L’auteur cite plusieurs exemples qui ont étayé l’utilité d’établir le dialogue. En 1951, la création de la CECA (Communauté européenne du charbon et de l’acier) a immédiatement inclus l’Allemagne, six ans après la fin de la deuxième guerre mondiale. Le dialogue par la construction, en quelque sorte. Nelson Mandela, à la sortie de l’apartheid en Afrique du sud, a lui aussi préféré le dialogue à la vengeance : « Il nous a montré qu’un avenir meilleur dépendait d’une réconciliation et non d’une vengeance ». (p. 250). Même en Palestine, Shaddad Attili, ancien ministre de l’Autorité Palestinienne, a déclaré : « Il nous faut désormais résister au vertige et à l’ivresse de la vengeance en rétablissant le dialogue entre nos peuples. » (p. 249). Cette position semble évidemment ultra-minoritaire du fait de l’impitoyable vengeance infligée par Benjamin Netanyahou à la bande de Gaza.
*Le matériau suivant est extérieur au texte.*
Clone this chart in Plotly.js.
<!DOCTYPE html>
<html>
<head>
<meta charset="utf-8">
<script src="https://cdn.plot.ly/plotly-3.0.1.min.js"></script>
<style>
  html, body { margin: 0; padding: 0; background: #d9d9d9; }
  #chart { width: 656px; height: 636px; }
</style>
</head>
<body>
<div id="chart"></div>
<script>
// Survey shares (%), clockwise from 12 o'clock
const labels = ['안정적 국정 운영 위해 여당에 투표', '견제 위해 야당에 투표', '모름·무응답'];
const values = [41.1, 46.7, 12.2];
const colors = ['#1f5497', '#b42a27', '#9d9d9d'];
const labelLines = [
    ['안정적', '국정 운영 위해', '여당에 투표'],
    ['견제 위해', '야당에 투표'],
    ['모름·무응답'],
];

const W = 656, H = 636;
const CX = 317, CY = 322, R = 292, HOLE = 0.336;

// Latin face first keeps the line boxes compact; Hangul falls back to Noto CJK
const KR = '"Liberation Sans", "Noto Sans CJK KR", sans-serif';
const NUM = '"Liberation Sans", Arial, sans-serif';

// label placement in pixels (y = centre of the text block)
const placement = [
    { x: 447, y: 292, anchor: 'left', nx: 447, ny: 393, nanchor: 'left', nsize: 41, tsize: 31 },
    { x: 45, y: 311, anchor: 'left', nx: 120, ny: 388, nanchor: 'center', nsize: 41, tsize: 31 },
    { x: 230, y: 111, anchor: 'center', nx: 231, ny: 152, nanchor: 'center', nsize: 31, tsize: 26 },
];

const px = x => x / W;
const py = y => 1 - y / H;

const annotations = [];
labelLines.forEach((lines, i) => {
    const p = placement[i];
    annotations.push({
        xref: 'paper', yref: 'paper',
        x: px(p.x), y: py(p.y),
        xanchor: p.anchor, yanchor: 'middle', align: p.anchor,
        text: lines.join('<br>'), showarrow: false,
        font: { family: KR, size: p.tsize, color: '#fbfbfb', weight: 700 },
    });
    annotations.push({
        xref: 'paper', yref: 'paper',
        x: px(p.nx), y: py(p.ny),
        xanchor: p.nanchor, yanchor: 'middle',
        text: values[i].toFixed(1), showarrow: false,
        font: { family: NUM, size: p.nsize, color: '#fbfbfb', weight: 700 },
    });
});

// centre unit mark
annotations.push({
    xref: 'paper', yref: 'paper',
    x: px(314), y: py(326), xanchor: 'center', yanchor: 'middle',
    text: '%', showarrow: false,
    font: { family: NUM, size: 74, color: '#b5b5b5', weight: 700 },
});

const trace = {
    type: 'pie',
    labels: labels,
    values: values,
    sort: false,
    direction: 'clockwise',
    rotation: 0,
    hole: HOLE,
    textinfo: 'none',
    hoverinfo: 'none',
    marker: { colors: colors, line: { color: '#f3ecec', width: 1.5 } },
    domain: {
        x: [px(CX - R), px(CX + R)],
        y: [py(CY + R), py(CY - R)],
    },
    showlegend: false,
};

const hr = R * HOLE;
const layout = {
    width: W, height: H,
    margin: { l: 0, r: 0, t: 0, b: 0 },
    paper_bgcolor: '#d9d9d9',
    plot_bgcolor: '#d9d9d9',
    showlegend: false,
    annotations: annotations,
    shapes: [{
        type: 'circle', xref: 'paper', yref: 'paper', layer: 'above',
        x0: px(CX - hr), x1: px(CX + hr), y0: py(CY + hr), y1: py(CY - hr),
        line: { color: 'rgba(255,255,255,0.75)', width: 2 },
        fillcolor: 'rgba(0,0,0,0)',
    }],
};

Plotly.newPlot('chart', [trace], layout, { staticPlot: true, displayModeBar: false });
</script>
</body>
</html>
Être minoritaire est souvent bien difficile. Cela implique-t-il pour autant de céder aux souhaits des voix qui continuent à prôner la vengeance ? Certes non. L’apparition dans le débat public de la notion de justice restaurative, démarche pénale qui vise à restaurer la cohésion sociale par la participation de l’auteur de l’infraction à la correction de ses effets, est largement minoritaire pour l’instant. Mais sa mise en place progressive dans certaines circonstances montre bien qu’une alternative peut se construire face à la justice punitive dont l’objectif est d’identifier l’auteur et la teneur d’une infraction, afin de punir son auteur.
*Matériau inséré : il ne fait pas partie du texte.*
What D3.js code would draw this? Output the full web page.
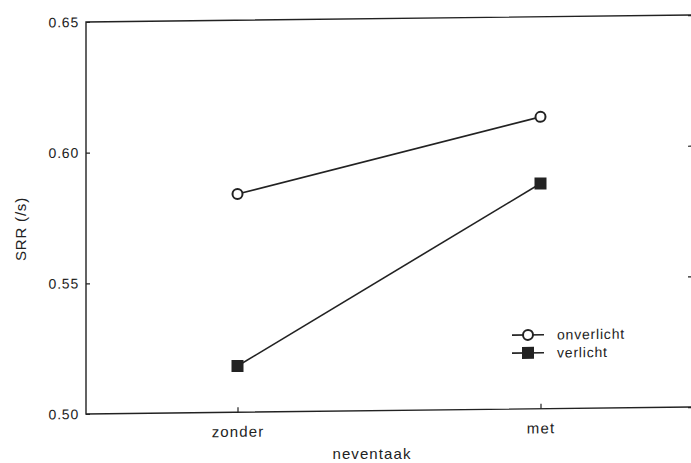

Dialogue. Cela n’est certes pas nouveau pour déboucher sur la paix. Mais à condition de prendre en compte les revendications qui ont conduit à la vengeance. Ou à l’envisager, sans passer à l’acte. Cette réflexion est à mettre en œuvre au niveau des individus (vengeances traditionnelles liées aux usages, aux cultures, aux « règlements de compte »), mais aussi au niveau des États, des terrorismes non-étatiques.

En conclusion, je rejoins l’auteur dans ses derniers mots : « Pour préparer la paix, il nous faudra, indubitablement, comprendre les vengeances. » (p. 257).

Comprendre. Un mot pour la diplomatie, pour une paix positive. L’incompréhension construit la guerre, la compréhension construit la paix. L’Observatoire des armements, nous l’espérons, est là pour aider à comprendre. Tout comme ce livre.